In cases where APIs might support customizing the definition of equality, interfaces in the Racket ecosystem sometimes expect a key function, sometimes a binary comparator, sometimes they don't support customization, and at other times there are parallel sets of interfaces corresponding to the different equality predicates. The proposal suggests that a key function would work in every case and should be adopted as the standard to streamline APIs.
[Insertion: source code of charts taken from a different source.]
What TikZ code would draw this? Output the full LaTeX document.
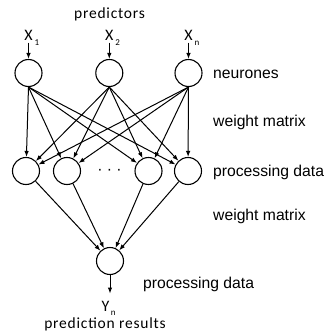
\documentclass[tikz,border=0pt]{standalone}
\usepackage{fontspec}
\setmainfont{Liberation Sans}
\newfontfamily\headfont[LetterSpace=5]{Carlito}
\newfontfamily\varfont{Carlito}
\usetikzlibrary{arrows.meta}

\begin{document}
\begin{tikzpicture}[
  x=1pt, y=-1pt,
  neuron/.style={draw, circle, line width=1.1pt, minimum size=27pt, inner sep=0pt},
  link/.style={line width=1pt, -{Latex[length=6pt,width=4.5pt]}},
  side/.style={anchor=base west, inner sep=0pt, font=\fontsize{15.7}{18}\selectfont},
  head/.style={anchor=base, inner sep=0pt, font=\headfont\fontsize{15.5}{18}\selectfont},
  var/.style={anchor=base, inner sep=0pt, font=\varfont\fontsize{16}{19}\selectfont},
  sub/.style={anchor=base west, inner sep=0pt, font=\varfont\fontsize{9}{11}\selectfont},
]
\useasboundingbox (0,0) rectangle (326,331);

\node[head] (predictors) at (109.5,19) {predictors};

% input layer
\foreach \x/\s [count=\i] in {28.5/1, 109.3/2, 188.5/n} {
  \node[neuron] (t\i) at (\x,73) {};
  \node[var] (x\i) at (\x,41) {X};
  \node[sub] (s\i) at ([xshift=1.5pt,yshift=-5pt]x\i.base east) {\s};
  \draw[link, shorten <=1.5pt] (x\i) -- (t\i);
}

% hidden layer
\foreach \x [count=\i] in {26, 67, 148.5, 188}
  \node[neuron] (m\i) at (\x,171) {};
\node[side, anchor=center] (dots) at (109.5,172) {· · ·};

\foreach \i in {1,2,3}
  \foreach \j in {1,2,3,4}
    \draw[link] (t\i.south) -- (m\j);

% output layer
\node[neuron] (out) at (110,261) {};
\foreach \j in {1,2,3,4}
  \draw[link] (m\j) -- (out);

\node[var] (y) at (105.5,311) {Y};
\node[sub] (yn) at ([xshift=1pt,yshift=-4pt]y.base east) {n};
\draw[link] (out.south) -- ([yshift=7pt]out.south |- y.north);
\node[head] (results) at (105,328) {prediction results};

% layer labels
\node[side] (lneur) at (213,79) {neurones};
\node[side] (lw1) at (213,127) {weight matrix};
\node[side] (lp1) at (213,176) {processing data};
\node[side] (lw2) at (213,220) {weight matrix};
\node[side] (lp2) at (143,288) {processing data};
\end{tikzpicture}
\end{document}
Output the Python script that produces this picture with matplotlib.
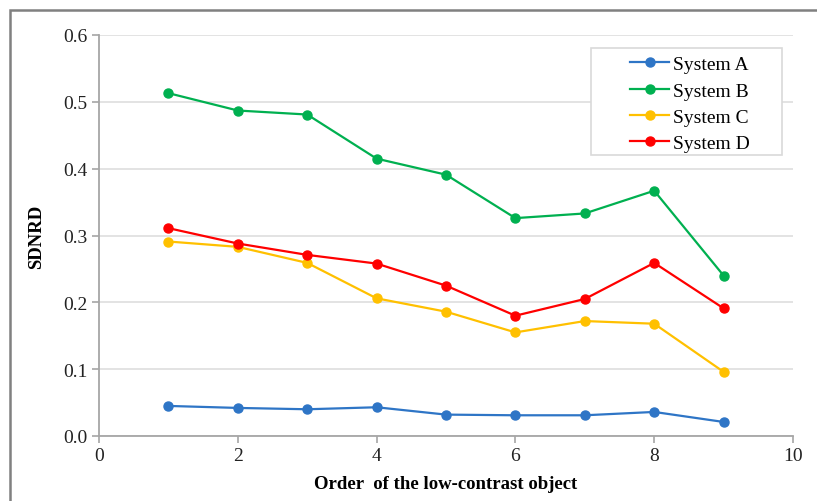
import numpy as np
import matplotlib.pyplot as plt
from matplotlib.patches import Rectangle

plt.rcParams['font.family'] = ['Liberation Serif', 'DejaVu Serif']

# data
order = [1, 2, 3, 4, 5, 6, 7, 8, 9]
system_a = [0.045, 0.042, 0.040, 0.043, 0.032, 0.031, 0.031, 0.036, 0.021]
system_b = [0.513, 0.487, 0.481, 0.415, 0.391, 0.326, 0.333, 0.367, 0.240]
system_c = [0.291, 0.283, 0.259, 0.206, 0.186, 0.155, 0.172, 0.168, 0.096]
system_d = [0.311, 0.288, 0.271, 0.258, 0.225, 0.180, 0.205, 0.259, 0.191]

labels = ['System A', 'System B', 'System C', 'System D']
colors = ['#2E75C6', '#00B050', '#FFC000', '#FF0000']

fig = plt.figure(figsize=(8.17, 5.02), dpi=100)
ax = fig.add_axes([99 / 817, 1 - 437 / 502, 694 / 817, 401 / 502])

for y, lab, c in zip([system_a, system_b, system_c, system_d], labels, colors):
    ax.plot(order, y, color=c, marker='o', markersize=6.5, linewidth=1.6, label=lab)

ax.set_xlim(0, 10)
ax.set_ylim(0, 0.6)
ax.set_xticks(np.arange(0, 11, 2))
ax.set_yticks(np.arange(0, 0.61, 0.1))
ax.set_yticklabels(['%.1f' % v for v in np.arange(0, 0.61, 0.1)])
ax.tick_params(labelsize=14, colors='#222222', length=5, color='#a6a6a6', width=1.2)
ax.tick_params(axis='x', pad=3)
ax.grid(axis='y', color='#e0e0e0', linewidth=1.3)
ax.set_axisbelow(True)
for s in ['top', 'right']:
    ax.spines[s].set_visible(False)
for s in ['left', 'bottom']:
    ax.spines[s].set_color('#a6a6a6')
    ax.spines[s].set_linewidth(1.3)

ax.set_xlabel('Order  of the low-contrast object', fontsize=13.5, fontweight='bold', labelpad=8)
ax.set_ylabel('SDNRD', fontsize=13.5, fontweight='bold', labelpad=13)

# legend box as drawn in the reference
x0, x1 = (591 - 99) / 694, (782 - 99) / 694
y0, y1 = (437 - 156) / 401, (437 - 49) / 401
ax.add_patch(Rectangle((x0, y0), x1 - x0, y1 - y0, transform=ax.transAxes,
                       facecolor='white', edgecolor='#d9d9d9', linewidth=1.2, zorder=4))
leg = ax.legend(loc='center', bbox_to_anchor=((x0 + x1) / 2 + 0.005, (y0 + y1) / 2 - 0.006),
                fontsize=14, frameon=False, handlelength=2.0, handletextpad=0.2,
                labelspacing=0.45)
leg.set_zorder(5)

# outer frame of the picture (left and top edges visible)
fig.patches.append(Rectangle((10 / 817, -0.1), 1.2, 1 - 11 / 502 + 0.1,
                             transform=fig.transFigure, fill=False,
                             edgecolor='#808080', linewidth=1.8))

fig.savefig('out.png', dpi=100)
Appendix B: Reasoning Under Differing Notions of Equality

A key function constitutes a definition of equality. As two given data structures may employ different key functions, we'd need to decide on what happens when they interact. This situation isn't unique to a key function world, as Racket already does have multiple notions of equality that happen to be built-in (i.e. eq?, equal?, etc.) and which occasionally interact. Their interaction does not appear to be modeled in Racket, as the handling is not consistent across interfaces.
For instance, currently, hash-union can union across different equality relations, e.g. hash and hasheq. On the other hand, set-union does not allow this.
Proposed handling, either:

Union could be defined as "equal under any key" and intersection could be defined as "equal under all keys."
Or we don't allow it.


Appendix C: Case Breakdown for Performance Analysis of Equality Comparison

In designing for, or gauging, the performance of equality comparison on arbitrary values with and without an ad hoc key function being specified, it may be useful to employ these cases and see how performance is affected when, for inputs large and small:

The values are actually equal
The values are very similar but still different
The values are dramatically different but of the same type
The values are of different types

With the ad hoc key function and the input size multipliers, this is a 16-row grid, which could either (1) have 3 columns containing average case, best case, and worst case algorithmic performance, or (2) have benchmark results, or (3) both.